• _DATA TO USE_
:::::

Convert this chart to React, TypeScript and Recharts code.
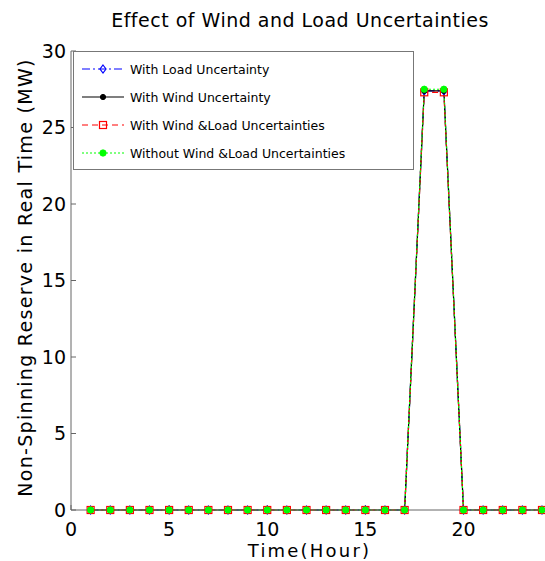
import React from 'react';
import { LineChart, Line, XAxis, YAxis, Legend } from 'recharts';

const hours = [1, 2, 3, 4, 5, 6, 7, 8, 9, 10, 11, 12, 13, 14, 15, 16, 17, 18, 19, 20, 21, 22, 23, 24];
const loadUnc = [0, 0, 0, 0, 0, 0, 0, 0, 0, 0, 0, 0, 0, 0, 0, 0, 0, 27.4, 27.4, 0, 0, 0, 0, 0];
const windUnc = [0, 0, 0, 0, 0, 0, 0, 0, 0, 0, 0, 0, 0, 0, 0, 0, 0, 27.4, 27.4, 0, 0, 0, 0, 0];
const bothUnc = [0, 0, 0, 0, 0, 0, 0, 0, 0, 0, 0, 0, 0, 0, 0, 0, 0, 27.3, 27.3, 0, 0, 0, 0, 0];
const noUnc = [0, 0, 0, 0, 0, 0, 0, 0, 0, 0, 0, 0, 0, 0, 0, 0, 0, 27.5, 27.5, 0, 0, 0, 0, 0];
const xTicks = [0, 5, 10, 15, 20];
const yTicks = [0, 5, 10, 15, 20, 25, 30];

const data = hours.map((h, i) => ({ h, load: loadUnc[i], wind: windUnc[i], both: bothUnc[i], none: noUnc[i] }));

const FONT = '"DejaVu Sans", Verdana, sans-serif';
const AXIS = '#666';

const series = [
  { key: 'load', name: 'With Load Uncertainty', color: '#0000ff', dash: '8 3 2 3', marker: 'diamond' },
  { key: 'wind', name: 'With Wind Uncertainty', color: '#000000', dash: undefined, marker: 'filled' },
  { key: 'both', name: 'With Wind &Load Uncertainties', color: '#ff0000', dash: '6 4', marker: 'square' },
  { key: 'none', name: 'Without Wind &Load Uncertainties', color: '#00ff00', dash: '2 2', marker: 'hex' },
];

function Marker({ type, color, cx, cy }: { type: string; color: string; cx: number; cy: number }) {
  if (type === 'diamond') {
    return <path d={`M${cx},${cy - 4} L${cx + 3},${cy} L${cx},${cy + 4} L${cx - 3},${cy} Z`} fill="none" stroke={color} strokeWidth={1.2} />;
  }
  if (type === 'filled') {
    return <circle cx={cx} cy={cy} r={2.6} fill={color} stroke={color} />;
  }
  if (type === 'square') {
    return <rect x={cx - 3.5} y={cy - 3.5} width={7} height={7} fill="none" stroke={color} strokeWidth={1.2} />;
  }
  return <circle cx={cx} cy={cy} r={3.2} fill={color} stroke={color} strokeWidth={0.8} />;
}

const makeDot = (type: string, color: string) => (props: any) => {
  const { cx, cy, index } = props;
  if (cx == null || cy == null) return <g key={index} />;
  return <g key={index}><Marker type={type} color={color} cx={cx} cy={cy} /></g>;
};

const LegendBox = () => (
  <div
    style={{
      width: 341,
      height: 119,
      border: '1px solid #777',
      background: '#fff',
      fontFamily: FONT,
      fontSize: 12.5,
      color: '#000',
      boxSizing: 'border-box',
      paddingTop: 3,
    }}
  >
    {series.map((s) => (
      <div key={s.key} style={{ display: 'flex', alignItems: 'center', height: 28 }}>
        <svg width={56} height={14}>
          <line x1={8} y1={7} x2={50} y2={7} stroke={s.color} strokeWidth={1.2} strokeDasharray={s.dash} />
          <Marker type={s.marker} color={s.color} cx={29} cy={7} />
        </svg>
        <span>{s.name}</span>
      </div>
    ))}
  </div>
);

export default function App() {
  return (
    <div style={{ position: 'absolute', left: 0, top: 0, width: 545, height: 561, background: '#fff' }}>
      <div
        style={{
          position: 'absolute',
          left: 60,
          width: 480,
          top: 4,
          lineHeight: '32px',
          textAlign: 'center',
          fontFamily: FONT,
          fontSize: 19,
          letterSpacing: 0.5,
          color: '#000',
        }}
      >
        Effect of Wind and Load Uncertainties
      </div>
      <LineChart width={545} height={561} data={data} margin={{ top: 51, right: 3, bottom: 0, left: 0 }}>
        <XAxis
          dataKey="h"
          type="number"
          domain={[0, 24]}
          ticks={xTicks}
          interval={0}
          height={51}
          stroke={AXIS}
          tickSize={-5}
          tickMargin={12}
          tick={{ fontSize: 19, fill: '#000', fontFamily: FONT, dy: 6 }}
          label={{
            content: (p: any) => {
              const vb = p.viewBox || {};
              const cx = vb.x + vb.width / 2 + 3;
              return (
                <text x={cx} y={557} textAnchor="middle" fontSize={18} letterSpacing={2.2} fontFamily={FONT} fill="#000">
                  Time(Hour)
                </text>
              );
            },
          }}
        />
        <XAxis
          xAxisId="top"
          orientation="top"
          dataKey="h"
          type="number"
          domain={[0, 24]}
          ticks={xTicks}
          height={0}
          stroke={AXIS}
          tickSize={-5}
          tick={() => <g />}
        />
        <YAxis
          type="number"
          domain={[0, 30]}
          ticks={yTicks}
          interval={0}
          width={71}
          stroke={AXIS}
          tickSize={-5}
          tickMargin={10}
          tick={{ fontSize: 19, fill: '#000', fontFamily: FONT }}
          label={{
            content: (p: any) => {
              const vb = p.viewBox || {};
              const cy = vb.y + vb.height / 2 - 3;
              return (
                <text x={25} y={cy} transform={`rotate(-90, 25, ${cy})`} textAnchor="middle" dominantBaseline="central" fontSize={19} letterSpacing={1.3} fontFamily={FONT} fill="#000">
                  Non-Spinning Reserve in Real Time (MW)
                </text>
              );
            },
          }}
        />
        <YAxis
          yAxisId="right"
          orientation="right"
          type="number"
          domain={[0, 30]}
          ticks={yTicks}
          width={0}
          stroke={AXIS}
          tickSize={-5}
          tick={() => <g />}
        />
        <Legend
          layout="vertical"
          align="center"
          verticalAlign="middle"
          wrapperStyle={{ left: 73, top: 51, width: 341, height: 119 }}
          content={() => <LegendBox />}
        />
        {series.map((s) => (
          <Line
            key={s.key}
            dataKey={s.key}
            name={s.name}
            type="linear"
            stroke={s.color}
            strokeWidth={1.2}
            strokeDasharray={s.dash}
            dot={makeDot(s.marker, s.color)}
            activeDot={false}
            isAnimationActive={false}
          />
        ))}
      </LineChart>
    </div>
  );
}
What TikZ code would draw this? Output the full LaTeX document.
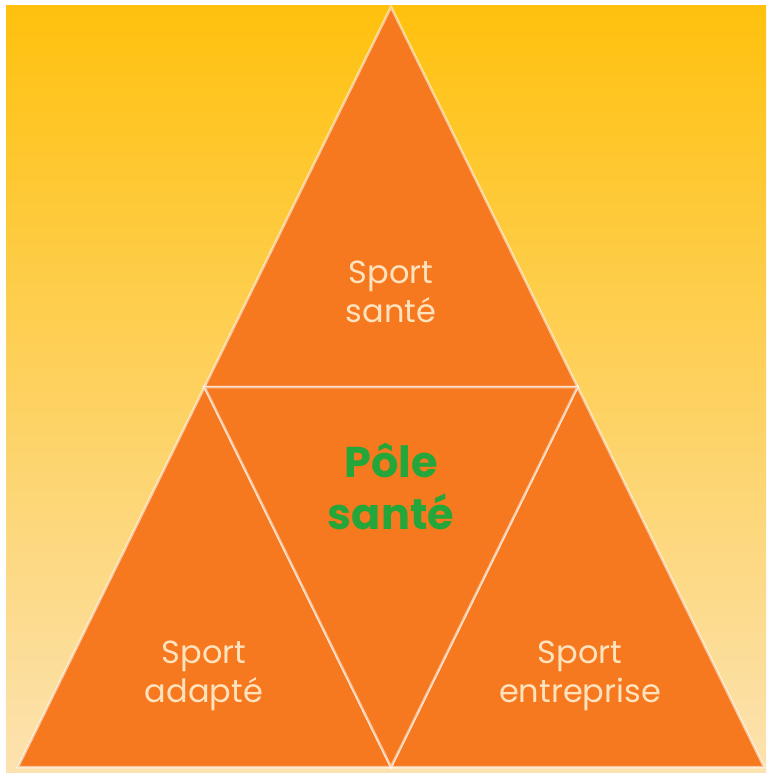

:::::

• _GOAL_
Copy exactly the lines running from the beginning of the listing through the line that has "const yTicks = [0, 5, 10, 15, 20, 25, 30];". Drop the pictures.

• _TASK OUTPUT_
Convert this chart to React, TypeScript and Recharts code.
import React from 'react';
import { LineChart, Line, XAxis, YAxis, Legend } from 'recharts';

const hours = [1, 2, 3, 4, 5, 6, 7, 8, 9, 10, 11, 12, 13, 14, 15, 16, 17, 18, 19, 20, 21, 22, 23, 24];
const loadUnc = [0, 0, 0, 0, 0, 0, 0, 0, 0, 0, 0, 0, 0, 0, 0, 0, 0, 27.4, 27.4, 0, 0, 0, 0, 0];
const windUnc = [0, 0, 0, 0, 0, 0, 0, 0, 0, 0, 0, 0, 0, 0, 0, 0, 0, 27.4, 27.4, 0, 0, 0, 0, 0];
const bothUnc = [0, 0, 0, 0, 0, 0, 0, 0, 0, 0, 0, 0, 0, 0, 0, 0, 0, 27.3, 27.3, 0, 0, 0, 0, 0];
const noUnc = [0, 0, 0, 0, 0, 0, 0, 0, 0, 0, 0, 0, 0, 0, 0, 0, 0, 27.5, 27.5, 0, 0, 0, 0, 0];
const xTicks = [0, 5, 10, 15, 20];
const yTicks = [0, 5, 10, 15, 20, 25, 30];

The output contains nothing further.